Много побили, ой, много! Считайте, всю деревню…»
У Анастасьи Илларионовны Касперовой и здоровья ещё осталось, и видела она больше. Помнит женщина обстоятельно и много. Ясные глаза, светлое, открытое лицо, рассказывает она громко, нараспев – и чем дальше, тем громче…
«…Ну, как началось… Мы легли спать. Утром моя мама вышла во двор и говорит:
– Знаешь что, дочка, разбуди хозяина.
А мой хозяин, когда едут немцы, – мы жили на том посёлке, – удирает. Встал это мой хозяин, вышел во двор, заходит назад в квартиру и говорит:
– Уже нельзя в лес выйти. Уже оцепили кругом нас.
Ну, мы уже сидим. Только утро стало – сейчас мотоцикл идёт по улице. Просто один, так себе. Обошёл все посёлки. У нас тут, може, семь было их, посёлков. Он вокруг все и обошёл. Я говорю:
– Что-то будет.
Мой хозяин говорит:
– Готовьте вы завтрак.
Ну, мы печь затопили. У меня трое детей было, хозяин и мама. Ну, дак я пошла за водой, взяла ведро, а колодезь вот тут у нас. Таскаю воду – что-то около меня пули свистят: «и-и-и-и-и», вот просто: «ти-и-в!» Они, видать, на опушке леса были и меня уже брали в бинокль и по мне, видать, стреляли. Ну, я набрала воды и пришла.
– Знаете что, прямо на меня стреляют. Прямо пули возле меня тивкают! Ну, что ж, говорю, ведь у нас уже так было, что людей брали, – може, снова будут брать, може, куда сгонять будут?
Советуемся в квартире, не знаем что. И видим: по той дороге, с того Дзержинского посёлка народ идёт. Полицейские ведут свои семьи…
Вопрос: – У вас полицейские были в Борках?
– Гарнизона не было, а полицейские были. Тут они собирались, свои и отовсюду. Тут уже они прятались или, кто их знает, боялись партизан.
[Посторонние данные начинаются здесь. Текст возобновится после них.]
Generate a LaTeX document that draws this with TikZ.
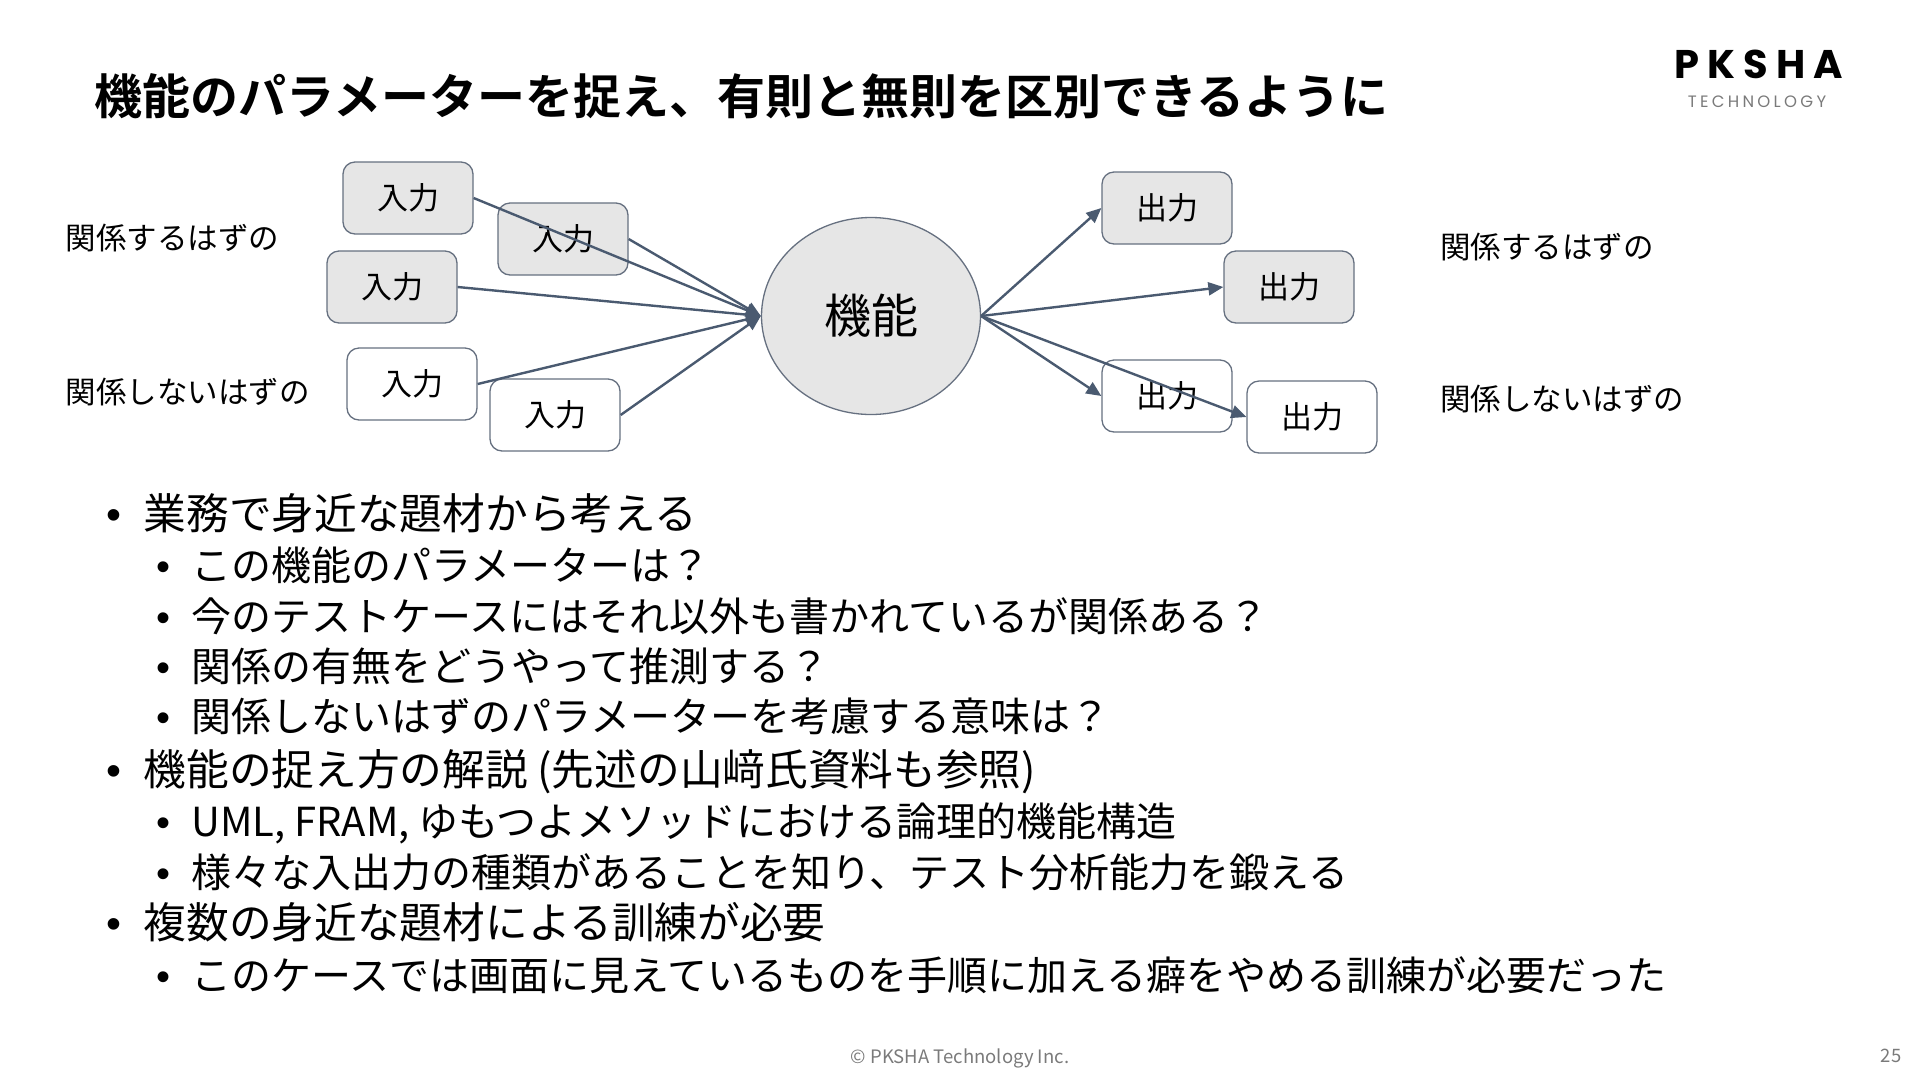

Прятались по хатам.
Ну, так мой хозяин говорит:
– Повели дзержинские полицейские свои семьи. Потом мы слышим, что получился выстрел в школе.
Около школы такой выстрел, что прямо страшно! Мой хозяин вышел на улицу и другой сосед. Сидим. И сейчас идёт машина. А у меня эта невестка, как вам сказать, гостит, дак невестка говорит:
– Знаете что, наверно, и нас поубивают.
И пришёл её мальчик. И обуты ноги его в лаптях, в этих, в резиновых. В войну обували в резину. Дак она говорит:
– Сынок мой, сынок, что ж ты в эту резину обулся? Твои ж очень будут ножки долго гореть. В резине.
А я говорю:
– Что ты говоришь, Вольга, что ты говоришь!
– Чувствуется, что будем гореть, что нас убьют.
А я ей говорю:
– Не-а!
Вот, скажите: може, сердце… Я вот как чувствую, что жива буду. Я ей отвечаю:
– Мы, говорю, живы будем.
А она говорит:
– Я чувствую, убьют.
Вопрос: – А сколько тому мальчику было?
– А лет так, може, восемь. Тогда видим, машина приходит. И сразу эта машина поворачивается орудием, или как его. И мы так это заплакали и говорим:
– Ой, будут бить, бить, наверно, по деревне.
Испугались. А моя свекровка говорит:
– Пойду, може, они по яички пришли, дак пойду я, говорит, хоть яички соберу да отдам им.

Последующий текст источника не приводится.